Cowboycore goes underground: leather, denim and silver on warehouse dancefloors. Decode the 2024 wave with hard facts, real dates, and smart styling moves.
Boots on concrete, chain belts clinking under strobe lights. The underground cowboy trend jumps from indie runways to late-night basements, remixing Western codes with techno, goth and DIY energy. It looks tough, feels lived-in, and sidesteps cliché with smart layering and texture play.
The push came from culture and timing. Beyoncé released “Cowboy Carter” on 29 March 2024, and Spotify said it became the most-streamed album in a single day of 2024. Add a long runway of Western moments: Lil Nas X’s “Old Town Road” dominated the Billboard Hot 100 for 19 consecutive weeks in 2019, and Levi Strauss & Co. marked the 150th anniversary of the 501 jean in 2023. Even Stagecoach 2024 ran 26 to 28 April, keeping cowboy optics in feeds as festival season kicked off.
What the underground cowboy look really means in 2024
Not rodeo cosplay. The core is function-first pieces repurposed for the city: square-toe boots with flat soles, raw denim, leather vests, suede fringe jackets, bolo ties tucked under tees. Colors lean black, oxblood and washed indigo. Hardware matters: patinated buckles and tarnished silver, not mirror shine.

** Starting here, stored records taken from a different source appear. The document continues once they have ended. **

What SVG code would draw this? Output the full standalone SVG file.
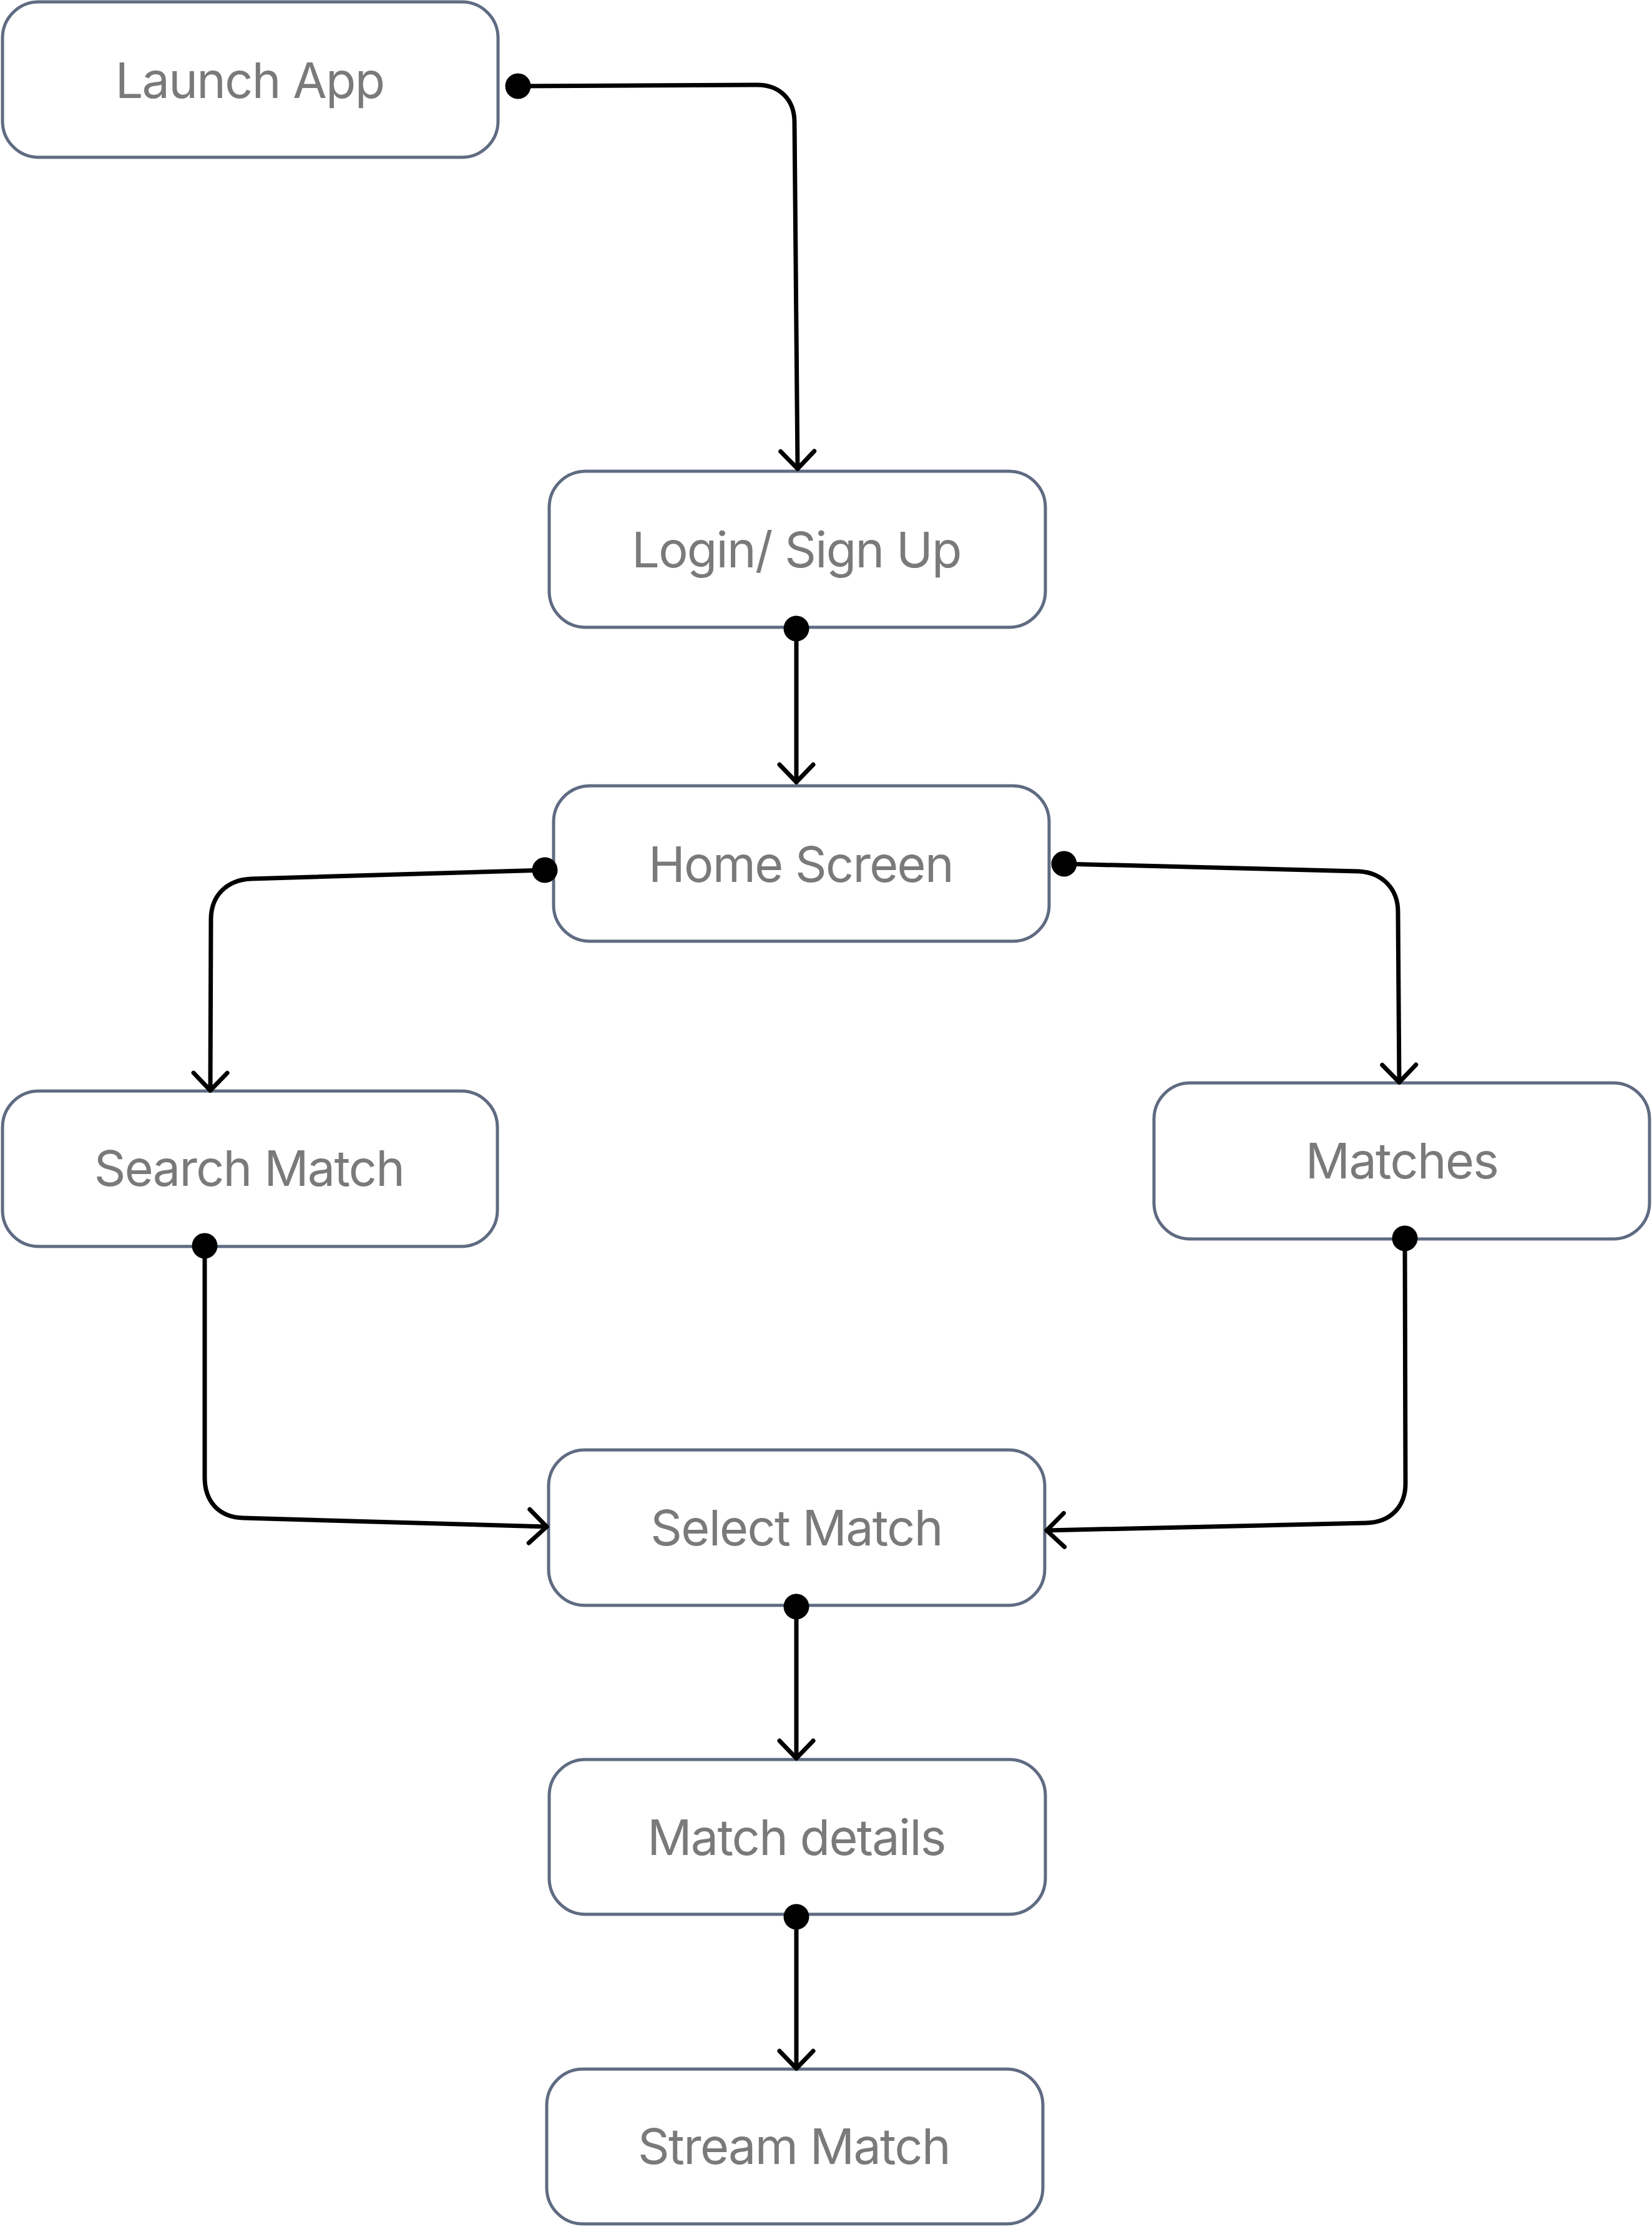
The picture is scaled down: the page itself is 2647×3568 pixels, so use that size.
<svg xmlns="http://www.w3.org/2000/svg" width="2647" height="3568" viewBox="0 0 2647 3568">
<style>
.box{fill:#ffffff;stroke:#5F6B82;stroke-width:5}
.lbl{font-family:Inter,"Liberation Sans",sans-serif;font-size:79px;letter-spacing:-1.7px;fill:#7A7A7A;text-anchor:middle}
.edge{fill:none;stroke:#000000;stroke-width:7;stroke-linecap:round;stroke-linejoin:round;marker-start:url(#dot);marker-end:url(#arrow)}
</style>
<defs>
<marker id="arrow" markerUnits="userSpaceOnUse" markerWidth="60" markerHeight="60" viewBox="-40 -30 50 60" refX="0" refY="0" orient="auto" overflow="visible">
<path d="M-28,-27 L0,0 L-28,27" fill="none" stroke="#000000" stroke-width="7" stroke-linecap="round" stroke-linejoin="round"/>
</marker>
<marker id="dot" markerUnits="userSpaceOnUse" markerWidth="44" markerHeight="44" viewBox="-22 -22 44 44" refX="0" refY="0" orient="auto" overflow="visible">
<circle cx="0" cy="0" r="20.5" fill="#000000"/>
</marker>
</defs>
<g id="nodes">
<g id="launch-app"><rect class="box" x="4" y="3" width="794" height="249" rx="58"/><text class="lbl" x="400" y="157">Launch App</text></g>
<g id="login-signup"><rect class="box" x="880" y="755" width="795" height="250" rx="58"/><text class="lbl" x="1276" y="909">Login/ Sign Up</text></g>
<g id="home-screen"><rect class="box" x="887" y="1259" width="794" height="249" rx="58"/><text class="lbl" x="1283" y="1413">Home Screen</text></g>
<g id="search-match"><rect class="box" x="4" y="1748" width="793" height="249" rx="58"/><text class="lbl" x="399" y="1900">Search Match</text></g>
<g id="matches"><rect class="box" x="1849" y="1735" width="794" height="250" rx="58"/><text class="lbl" x="2246" y="1888">Matches</text></g>
<g id="select-match"><rect class="box" x="879" y="2323" width="795" height="249" rx="58"/><text class="lbl" x="1276" y="2476">Select Match</text></g>
<g id="match-details"><rect class="box" x="880" y="2819" width="795" height="248" rx="58"/><text class="lbl" x="1276" y="2972">Match details</text></g>
<g id="stream-match"><rect class="box" x="876" y="3315" width="795" height="248" rx="58"/><text class="lbl" x="1272" y="3467">Stream Match</text></g>
</g>
<g id="connectors">
<path class="edge" d="M830,138 L1213,136 C1250,136 1273,160 1273,196 L1278,751"/>
<path class="edge" d="M1276,1007 L1276,1253"/>
<path class="edge" d="M873,1394 L402,1408 C362,1410 338,1436 338,1473 L337,1747"/>
<path class="edge" d="M1705,1384 L2177,1396 C2215,1398 2240,1424 2240,1461 L2242,1734"/>
<path class="edge" d="M328,1996 L328,2367 C328,2405 350,2431 390,2432 L876,2446"/>
<path class="edge" d="M2251,1984 L2252,2377 C2252,2414 2228,2439 2189,2440 L1677,2452"/>
<path class="edge" d="M1276,2574 L1276,2817"/>
<path class="edge" d="M1276,3071 L1276,3314"/>
</g>
</svg>
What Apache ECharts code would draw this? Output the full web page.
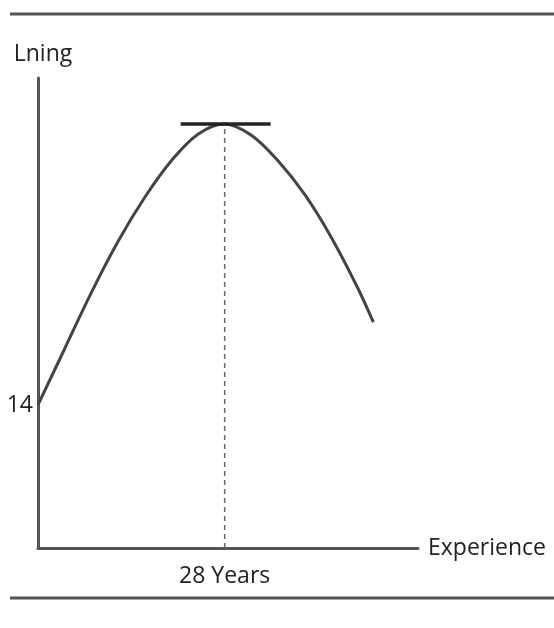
<!DOCTYPE html>
<html>
<head>
<meta charset="utf-8">
<script src="https://cdn.jsdelivr.net/npm/echarts@6/dist/echarts.min.js"></script>
<style>
  html, body { margin: 0; padding: 0; background: #fff; }
  #chart { width: 554px; height: 628px; }
</style>
</head>
<body>
<div id="chart"></div>
<script>
// curve (years, learning)
const years = [0, 4, 8, 12, 16, 20, 24, 28, 32, 36, 40, 44, 48, 50.3];
const learning = [14, 19.5, 25, 30, 34.3, 37.9, 40.5, 41.5, 40.4, 37.9, 34.6, 30.4, 25.4, 22.1];
const peakYear = 28;
const peakValue = 41.5;
const tangentFrom = 21.4;
const tangentTo = 34.9;
const startValue = 14;

const font = '"Open Sans", "DejaVu Sans", sans-serif';
let chart = echarts.init(document.getElementById('chart'));

let option = {
    animation: false,
    backgroundColor: '#fff',
    grid: { left: 38, right: 136, top: 78, bottom: 80 },
    xAxis: {
        type: 'value',
        min: 0,
        max: 57,
        interval: 28,
        name: 'Experience',
        nameLocation: 'end',
        nameGap: 10,
        nameTextStyle: { color: '#222', fontSize: 23, fontFamily: font },
        axisLine: { lineStyle: { color: '#555', width: 3 } },
        axisTick: { show: false },
        splitLine: { show: false },
        axisLabel: {
            margin: 17,
            color: '#222', fontSize: 23, fontFamily: font,
            showMaxLabel: false,
            formatter: v => v === peakYear ? peakYear + ' Years' : ''
        }
    },
    yAxis: {
        type: 'value',
        min: 0,
        max: 46,
        interval: 14,
        name: 'Lning',
        nameLocation: 'end',
        nameGap: 12,
        nameTextStyle: { color: '#222', fontSize: 23, fontFamily: font, align: 'center', padding: [0, 0, 0, 10] },
        axisLine: { show: true, lineStyle: { color: '#555', width: 3 } },
        axisTick: { show: false },
        splitLine: { show: false },
        axisLabel: {
            margin: 5,
            color: '#222', fontSize: 23, fontFamily: font,
            formatter: v => v === startValue ? String(startValue) : ''
        }
    },
    series: [
        {
            type: 'line',
            data: [[peakYear, 0], [peakYear, peakValue]],
            symbol: 'none',
            lineStyle: { color: '#666', width: 1.5, type: [5, 4] },
            z: 1
        },
        {
            type: 'line',
            data: years.map((x, i) => [x, learning[i]]),
            smooth: 0.35,
            symbol: 'none',
            lineStyle: { color: '#444', width: 3 },
            z: 2
        },
        {
            type: 'line',
            data: [[tangentFrom, peakValue], [tangentTo, peakValue]],
            symbol: 'none',
            lineStyle: { color: '#222', width: 3.5 },
            z: 3
        }
    ],
    graphic: [
        { type: 'line', shape: { x1: 10, y1: 14, x2: 554, y2: 14 }, style: { stroke: '#555', lineWidth: 3 } },
        { type: 'line', shape: { x1: 10, y1: 598, x2: 554, y2: 598 }, style: { stroke: '#555', lineWidth: 3 } }
    ]
};
chart.setOption(option);
</script>
</body>
</html>
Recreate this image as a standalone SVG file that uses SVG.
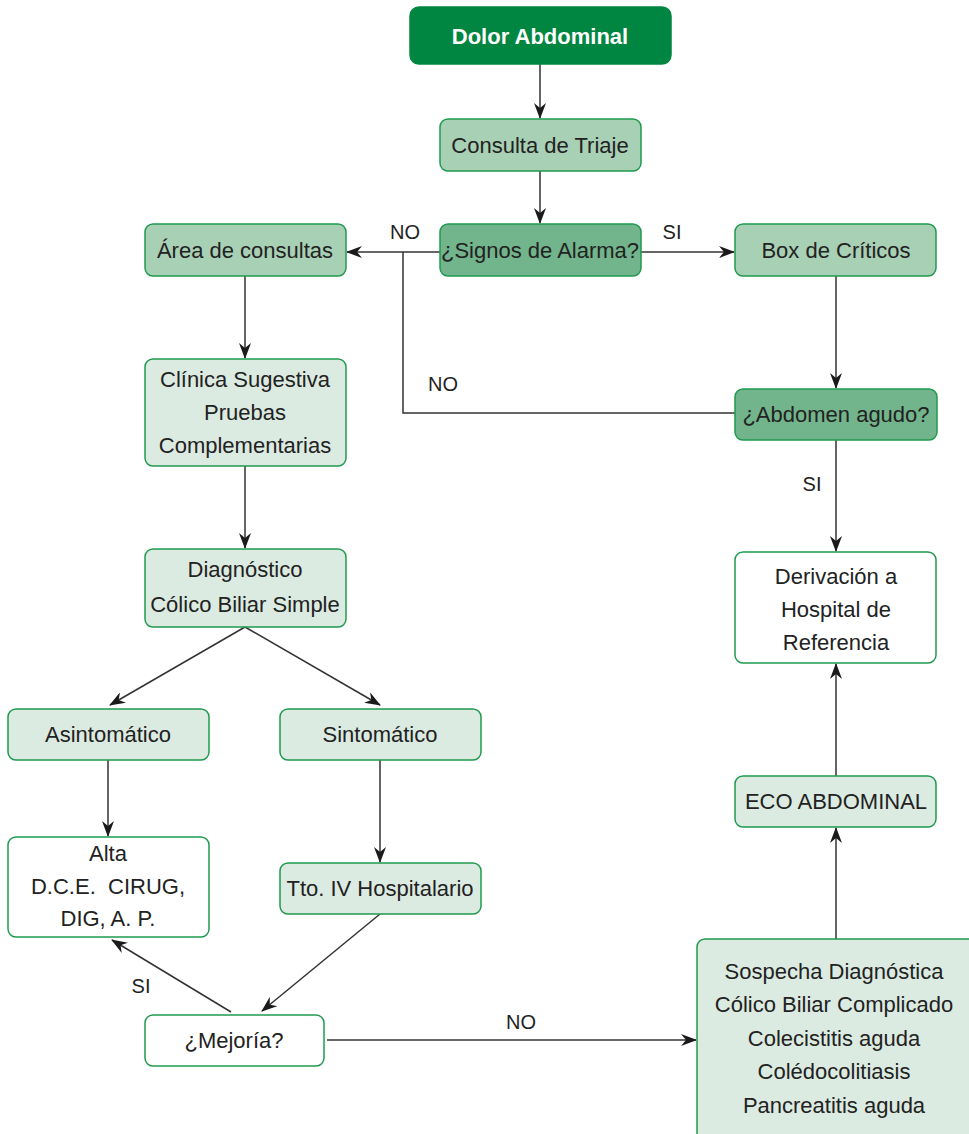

Silhouette tells the story. Cropped jackets meet slouchy jeans, or a sharp boot with roomy cargos. The feel stays utilitarian – hands-free crossbody, work belt, bandana as sweat catcher. On the dancefloor, breathable fabrics trump bulky layers, so mesh under leather becomes a quiet power move.
Signals behind the surge : Beyoncé, Billboard milestones, heritage denim
Pop can reset dress codes overnight. With “Cowboy Carter” arriving 29 March 2024, Spotify’s data point pinned a mass moment around Western aesthetics, while conversation spilled into styling and gear lists. It landed right as spring parties moved outdoors – perfect timing for boots and denim to travel.
Longer arc, same direction. Billboard’s record shows “Old Town Road” holding No. 1 for 19 weeks in 2019, proving Western imagery plays far beyond country radio. Meanwhile, Levi Strauss & Co. spotlighted 150 years of the 501 in 2023, reminding everyone that Western-born workwear is the backbone of global street style.
Festivals kept the visual loop tight. Stagecoach 2024’s 26–28 April window seeded thousands of outfit posts right before summer nightlife ramped up. Algorithms did the rest, pulling cowboycore from arenas into weeknight parties.
How to wear the cowboy underground trend without the costume effect
The common misstep: going full head-to-toe Western on day one. That reads theme night, not modern. Start with one hero – boot, belt, or vest – and build around comfort and movement. Nightlife demands pieces that breathe and adjust mid-set.
Another trap: shiny new everything. Underground style thrives on patina. Pre-loved leather and softened denim sit better under club light, and they flex more on the move. Also skip loud spurs or oversized buckles in tight rooms – they snag and distract.
One quick example that works anywhere: a black tee, rinsed straight-leg jeans, vintage leather vest, square-toe boots, slim belt with a mid-size buckle. Add a bandana at the pocket. Done – no costume, all presence.
Practical moves that stick for seasons :
- Pick square or round-toe boots with a stable 3–4 cm heel for long nights.
- Choose rinsed or raw denim over heavy distressing for a cleaner, sharper line.
- Swap a shirt for a leather or suede vest to add structure without bulk.
- Keep one metal focus – the belt or the bolo – not both shining at once.
- Source pre-owned for patina and price, then tailor hems to skim the boot shaft.
What comes next : resale heat, small-label leather, smarter layering
The trend moves from statement to wardrobe system. Expect more hybrid fabrics that handle heat, like mesh tops under leather, or lined vests over tanks. Nightlife-ready boots shift slightly wider at the toe, with grippier soles for concrete and wet floors.
Resale drives authenticity. Heritage denim and aged belts rise because they feel earned. That sits well with the 150-year workwear story Levi Strauss & Co. underscored in 2023, and it keeps outfits grounded in real utility, not just references.
Small makers step in where mass retail can’t. Hand-cut vests, bolo cords with natural stones, narrow belts sized to mid-rise jeans. The missing piece for many wardrobes is proportion: stacking a cropped jacket over relaxed denim or a longer tee under a vest. That balance definetly separates a sharp underground cowboy look from a theme-party detour.
So the path is simple: keep one Western anchor, dial textures up, and let function lead. Culture already supplied the receipts – from Beyoncé’s 29 March 2024 surge on Spotify to Billboard’s 19-week record and Levi’s 150-year milestone. The rest happens on the floor, under low light, where boots speak loud enough.